The problem is that this requires someone to notice that there are posts with missing data.  And the posts which have been truncated don't appear to fit any pattern, other than that they may have been truncated at apostrophes.  Couldn't we take the forums offline for a few hours and just run a comparison of all posts on the forum against all posts in the backup?
Title: Re: Unplanned Outage and Maintenance
Post by: mjn.mixael on November 30, 2012, 12:29:11 am
BAH! I've lot at least two big posts... one of them a pretty important internal BtA post, the other a tutorial on the Render Boutique. Sadly, I don't have backups. :(
Title: Re: Unplanned Outage and Maintenance
Post by: rev_posix on November 30, 2012, 12:32:29 am
The problem is that this requires someone to notice that there are posts with missing data.  And the posts which have been truncated don't appear to fit any pattern, other than that they may have been truncated at apostrophes.  Couldn't we take the forums offline for a few hours and just run a comparison of all posts on the forum against all posts in the backup?
In theory, yes.

The simplest way I could think of to do this would be disallow all access to the forums (probably shutting down apache to be sure), dumping all 2.2 gigs of raw SQL, performing a diff on the backup and the new dump (they are just text files), finding the differences between the two, and then looking to see if they are posts or something else, like a new timestamp, new post, new user, etc.

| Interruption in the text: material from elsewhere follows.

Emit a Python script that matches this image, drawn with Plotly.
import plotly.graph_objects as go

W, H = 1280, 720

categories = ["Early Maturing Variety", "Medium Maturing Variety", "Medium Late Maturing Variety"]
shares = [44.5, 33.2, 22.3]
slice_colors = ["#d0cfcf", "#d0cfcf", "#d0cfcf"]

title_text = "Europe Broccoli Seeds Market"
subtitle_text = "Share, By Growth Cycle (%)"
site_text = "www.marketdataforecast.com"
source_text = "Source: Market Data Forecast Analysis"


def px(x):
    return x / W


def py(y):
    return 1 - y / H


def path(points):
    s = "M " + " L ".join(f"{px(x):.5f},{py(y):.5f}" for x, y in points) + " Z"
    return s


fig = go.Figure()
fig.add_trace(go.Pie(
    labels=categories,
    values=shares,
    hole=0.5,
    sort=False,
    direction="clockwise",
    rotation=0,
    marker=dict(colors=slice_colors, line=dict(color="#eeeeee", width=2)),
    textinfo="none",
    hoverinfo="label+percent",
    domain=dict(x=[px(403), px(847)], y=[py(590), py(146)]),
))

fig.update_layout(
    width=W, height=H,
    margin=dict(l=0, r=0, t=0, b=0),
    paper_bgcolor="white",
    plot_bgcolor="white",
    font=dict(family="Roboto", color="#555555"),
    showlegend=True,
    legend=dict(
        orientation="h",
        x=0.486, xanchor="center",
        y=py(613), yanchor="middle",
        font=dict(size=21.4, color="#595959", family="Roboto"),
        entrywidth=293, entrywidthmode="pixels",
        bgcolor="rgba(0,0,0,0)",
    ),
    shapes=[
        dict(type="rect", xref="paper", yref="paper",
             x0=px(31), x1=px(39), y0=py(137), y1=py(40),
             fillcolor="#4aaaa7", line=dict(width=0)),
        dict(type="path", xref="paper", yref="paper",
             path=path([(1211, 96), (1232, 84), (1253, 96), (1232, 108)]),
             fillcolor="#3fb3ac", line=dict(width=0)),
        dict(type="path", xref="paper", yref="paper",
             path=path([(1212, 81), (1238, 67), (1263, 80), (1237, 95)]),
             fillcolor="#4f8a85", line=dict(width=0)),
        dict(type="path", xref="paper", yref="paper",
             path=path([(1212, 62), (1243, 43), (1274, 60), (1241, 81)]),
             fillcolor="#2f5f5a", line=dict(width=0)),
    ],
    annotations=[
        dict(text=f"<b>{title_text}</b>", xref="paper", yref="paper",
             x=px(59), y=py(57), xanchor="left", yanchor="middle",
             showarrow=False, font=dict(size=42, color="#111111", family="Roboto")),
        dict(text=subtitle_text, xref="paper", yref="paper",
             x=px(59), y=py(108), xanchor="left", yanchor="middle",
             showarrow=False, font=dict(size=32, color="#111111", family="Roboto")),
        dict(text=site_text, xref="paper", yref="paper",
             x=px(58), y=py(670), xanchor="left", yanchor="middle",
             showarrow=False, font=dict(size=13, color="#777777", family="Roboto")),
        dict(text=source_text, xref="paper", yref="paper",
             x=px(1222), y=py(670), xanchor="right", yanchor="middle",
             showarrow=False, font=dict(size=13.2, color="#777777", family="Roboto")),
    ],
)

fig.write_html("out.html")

You volunteering to do so?  :P
Title: Re: Unplanned Outage and Maintenance
Post by: Goober5000 on November 30, 2012, 12:41:13 am
NO U. :p

Actually, what I was thinking was loading all 2.2 gigs of raw SQL into a parallel table, then writing a custom program to iterate through every post (and private message) and just compare the lengths.  (Or, if there are character encoding problems, compare the number of alphanumeric characters, while ignoring the special characters.)  But that's the programmer in me thinking, not the sysadmin.

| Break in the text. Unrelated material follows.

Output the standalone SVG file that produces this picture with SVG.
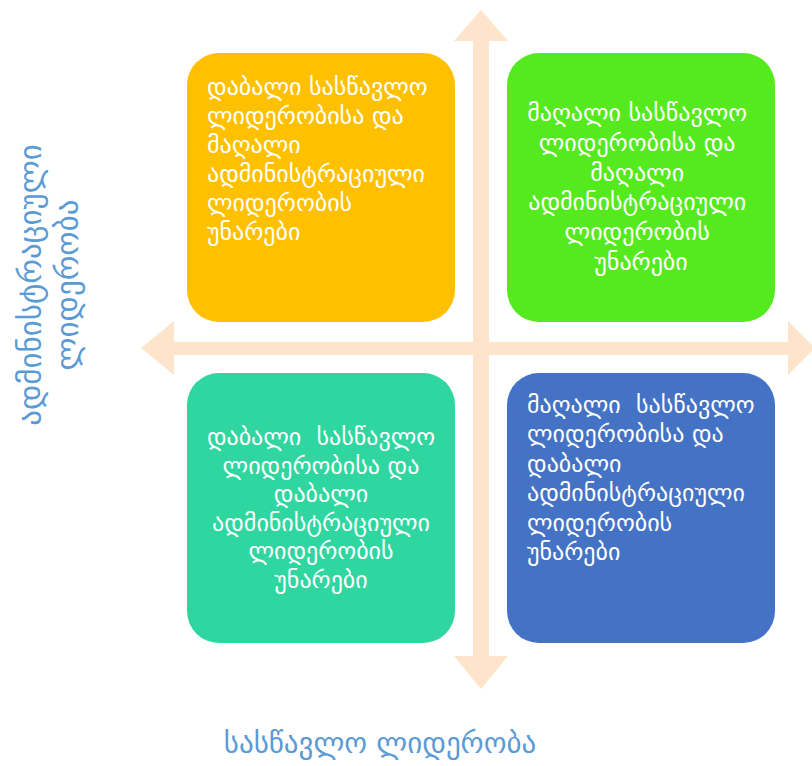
<svg xmlns="http://www.w3.org/2000/svg" width="812" height="766" viewBox="0 0 812 766">
<style>
.box text{fill:#fff;font-family:"DejaVu Sans",sans-serif;font-size:24px}
.axis{fill:#5B9BD5;font-family:"DejaVu Sans",sans-serif}
.arrow{fill:#FDE4CB}
</style>
<rect width="812" height="766" fill="#fff"/>
<g id="connectors">
<polygon class="arrow" points="473,41 454,41 481,10 508,41 489,41 489,656 508,656 481,689 454,656 473,656"/>
<polygon class="arrow" points="174,342 174,321 141,348 174,375 174,355 788,355 788,375 815,348 788,321 788,342"/>
</g>
<g id="tl" class="box">
<rect x="187" y="53" width="268" height="269" rx="32" fill="#FFC000"/>
<text x="207" y="95">
<tspan x="207">დაბალი სასწავლო</tspan>
<tspan x="207" dy="29">ლიდერობისა და</tspan>
<tspan x="207" dy="29">მაღალი</tspan>
<tspan x="207" dy="29">ადმინისტრაციული</tspan>
<tspan x="207" dy="29">ლიდერობის</tspan>
<tspan x="207" dy="29">უნარები</tspan>
</text>
</g>
<g id="tr" class="box">
<rect x="507" y="53" width="268" height="269" rx="32" fill="#55EA1E"/>
<text x="641" y="121" text-anchor="middle">
<tspan x="641">მაღალი სასწავლო</tspan>
<tspan x="641" dy="29.8">ლიდერობისა და</tspan>
<tspan x="641" dy="29.8">მაღალი</tspan>
<tspan x="641" dy="29.8">ადმინისტრაციული</tspan>
<tspan x="641" dy="29.8">ლიდერობის</tspan>
<tspan x="641" dy="29.8">უნარები</tspan>
</text>
</g>
<g id="bl" class="box">
<rect x="187" y="373" width="268" height="270" rx="32" fill="#2FD6A0"/>
<text x="321" y="445" text-anchor="middle" xml:space="preserve"><tspan x="321">დაბალი  სასწავლო</tspan><tspan x="321" dy="28.6">ლიდერობისა და</tspan><tspan x="321" dy="28.6">დაბალი</tspan><tspan x="321" dy="28.6">ადმინისტრაციული</tspan><tspan x="321" dy="28.6">ლიდერობის</tspan><tspan x="321" dy="28.6">უნარები</tspan></text>
</g>
<g id="br" class="box">
<rect x="507" y="373" width="268" height="270" rx="32" fill="#4472C4"/>
<text x="527" y="413" xml:space="preserve"><tspan x="527">მაღალი  სასწავლო</tspan><tspan x="527" dy="29.4">ლიდერობისა და</tspan><tspan x="527" dy="29.4">დაბალი</tspan><tspan x="527" dy="29.4">ადმინისტრაციული</tspan><tspan x="527" dy="29.4">ლიდერობის</tspan><tspan x="527" dy="29.4">უნარები</tspan></text>
</g>
<g id="y-label">
<text class="axis" font-size="31" transform="translate(41,285) rotate(-90)" text-anchor="middle"><tspan x="0" y="0">ადმინისტრაციული</tspan><tspan x="0" y="37">ლიდერობა</tspan></text>
</g>
<g id="x-label">
<text class="axis" font-size="29" x="380" y="753" text-anchor="middle">სასწავლო ლიდერობა</text>
</g>
</svg>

Whatever way we do it, though, it needs to get done.  There are just too many truncated posts, and undoubtedly we haven't found them all.
Title: Re: Unplanned Outage and Maintenance
Post by: Zacam on November 30, 2012, 02:00:57 am
Goober: NO U, now shuddup and listen.

1: You can't do a diff because there are conversion changes between SMF 2.0.2 DB and RC5. Fail. And across 2.2 gigs? No, throwing twin DB's into a mastered array and doing a sync would be faster but still computationally expensive as all sin.
1A: Also, the above is only really feasible in Sybase. MySQL, wonderful as it is, just doesn't have what it would take to do something like this elegantly OR swiftly.

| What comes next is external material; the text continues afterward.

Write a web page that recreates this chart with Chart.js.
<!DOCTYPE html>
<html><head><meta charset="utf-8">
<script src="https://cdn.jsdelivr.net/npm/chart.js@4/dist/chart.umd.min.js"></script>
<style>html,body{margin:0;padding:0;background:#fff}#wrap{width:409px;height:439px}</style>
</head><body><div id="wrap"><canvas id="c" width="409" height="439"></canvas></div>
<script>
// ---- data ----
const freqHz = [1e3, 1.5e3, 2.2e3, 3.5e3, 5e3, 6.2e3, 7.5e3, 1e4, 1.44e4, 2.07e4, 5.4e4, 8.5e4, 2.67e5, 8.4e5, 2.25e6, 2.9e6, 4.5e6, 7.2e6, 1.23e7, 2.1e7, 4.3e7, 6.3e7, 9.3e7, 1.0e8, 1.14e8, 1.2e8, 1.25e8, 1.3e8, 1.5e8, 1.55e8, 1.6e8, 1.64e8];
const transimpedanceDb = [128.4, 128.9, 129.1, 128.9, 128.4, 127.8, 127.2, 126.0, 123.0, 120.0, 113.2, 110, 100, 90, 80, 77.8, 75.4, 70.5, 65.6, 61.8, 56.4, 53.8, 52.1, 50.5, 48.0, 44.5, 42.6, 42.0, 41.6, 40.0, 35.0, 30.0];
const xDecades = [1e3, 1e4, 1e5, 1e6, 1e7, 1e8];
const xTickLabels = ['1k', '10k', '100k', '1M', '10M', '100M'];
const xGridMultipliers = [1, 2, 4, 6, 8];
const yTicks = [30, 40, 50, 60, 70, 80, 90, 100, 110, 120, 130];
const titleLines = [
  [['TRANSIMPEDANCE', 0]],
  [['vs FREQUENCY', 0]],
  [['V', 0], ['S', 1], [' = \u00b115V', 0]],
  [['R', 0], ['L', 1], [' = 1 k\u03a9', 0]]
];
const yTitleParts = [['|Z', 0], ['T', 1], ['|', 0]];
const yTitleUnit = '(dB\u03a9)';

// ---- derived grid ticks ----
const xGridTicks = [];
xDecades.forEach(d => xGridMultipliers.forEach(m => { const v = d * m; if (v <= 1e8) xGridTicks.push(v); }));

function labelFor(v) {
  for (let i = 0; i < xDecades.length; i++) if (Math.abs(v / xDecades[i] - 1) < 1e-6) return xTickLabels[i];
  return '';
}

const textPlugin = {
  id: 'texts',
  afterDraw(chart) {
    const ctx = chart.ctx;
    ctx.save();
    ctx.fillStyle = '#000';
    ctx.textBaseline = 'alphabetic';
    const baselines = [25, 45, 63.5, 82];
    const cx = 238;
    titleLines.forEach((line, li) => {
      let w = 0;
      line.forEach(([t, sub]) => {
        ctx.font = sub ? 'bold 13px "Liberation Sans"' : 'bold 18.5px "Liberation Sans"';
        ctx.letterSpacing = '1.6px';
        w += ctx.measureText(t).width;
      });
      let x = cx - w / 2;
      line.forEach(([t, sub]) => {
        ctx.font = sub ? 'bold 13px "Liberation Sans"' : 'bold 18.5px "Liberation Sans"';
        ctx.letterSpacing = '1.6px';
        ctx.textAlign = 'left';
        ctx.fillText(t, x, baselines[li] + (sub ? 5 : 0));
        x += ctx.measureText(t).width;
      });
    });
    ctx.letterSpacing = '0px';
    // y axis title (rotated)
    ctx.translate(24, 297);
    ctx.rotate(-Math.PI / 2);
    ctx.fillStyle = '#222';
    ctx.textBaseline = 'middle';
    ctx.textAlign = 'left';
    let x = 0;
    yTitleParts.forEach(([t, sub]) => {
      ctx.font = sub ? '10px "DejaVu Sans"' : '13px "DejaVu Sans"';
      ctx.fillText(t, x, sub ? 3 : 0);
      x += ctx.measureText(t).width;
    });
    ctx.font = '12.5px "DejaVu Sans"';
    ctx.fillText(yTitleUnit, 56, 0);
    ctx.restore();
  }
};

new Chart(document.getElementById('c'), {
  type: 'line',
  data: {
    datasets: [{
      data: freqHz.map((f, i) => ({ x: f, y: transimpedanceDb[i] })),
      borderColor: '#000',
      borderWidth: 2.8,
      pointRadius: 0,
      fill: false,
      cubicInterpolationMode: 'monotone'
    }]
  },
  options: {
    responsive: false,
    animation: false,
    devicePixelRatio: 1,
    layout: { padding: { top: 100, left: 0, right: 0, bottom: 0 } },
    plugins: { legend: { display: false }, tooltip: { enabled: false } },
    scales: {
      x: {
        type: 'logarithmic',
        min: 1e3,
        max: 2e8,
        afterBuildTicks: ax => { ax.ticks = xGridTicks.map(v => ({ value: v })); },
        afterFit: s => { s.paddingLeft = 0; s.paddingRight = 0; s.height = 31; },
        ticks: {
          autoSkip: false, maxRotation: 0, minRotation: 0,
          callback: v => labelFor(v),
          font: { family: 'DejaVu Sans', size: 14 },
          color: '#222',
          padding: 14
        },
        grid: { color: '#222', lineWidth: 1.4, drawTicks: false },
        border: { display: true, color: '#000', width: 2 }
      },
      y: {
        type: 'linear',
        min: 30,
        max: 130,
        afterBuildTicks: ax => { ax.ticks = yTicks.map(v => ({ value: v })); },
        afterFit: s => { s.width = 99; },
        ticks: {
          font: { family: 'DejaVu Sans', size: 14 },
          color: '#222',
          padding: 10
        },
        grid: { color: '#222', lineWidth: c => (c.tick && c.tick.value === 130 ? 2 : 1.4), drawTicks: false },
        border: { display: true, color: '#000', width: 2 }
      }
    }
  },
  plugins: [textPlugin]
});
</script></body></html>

2: Easier method: Since these are all mostly older posts: Mount a pre-collapse DB on an iteration of the forum software with a unique URL, then between two tabs, go to the post ID and copy from one to the other.

Not only is number two easier AND guaranteed to get correctly formatted into the newer DB structure, it's also far less hassle to accomplish. All it requires is for meticulous individuals to report truncated post message #'s as they are found on the forum. Or directly link them. Then modify the link in a second tab/browser/whatever to the alternate URL forum and make with the CTRL+C and CTRL+V like a boss.

Granted, it doesn't catch across all the possible instance for a "full clean" version, but given what it'll take to achieve option 1, it the more significantly productive "right now" result to run with.

Check the Admin internal for more information.

For everybody else: Check this out and report away; http://www.hard-light.net/forums/index.php?topic=83008.0
Title: Re: Unplanned Outage and Maintenance
Post by: jr2 on December 01, 2012, 04:29:53 pm
How about 2A; Do 2), then convert from SMF 2.0.2 to RC5, to get rid of the conversion changes; then do a db compare-whatever-you-call it? 

Granted, I have no clue as to if that would be feasible, but it seems to me to be logically possible.
Title: Re: Unplanned Outage and Maintenance
Post by: Zacam on December 01, 2012, 06:06:24 pm
You can't reverse 'upgrade' like that and there is no guarantee that the results (even if you could) wouldn't end up being for the worse.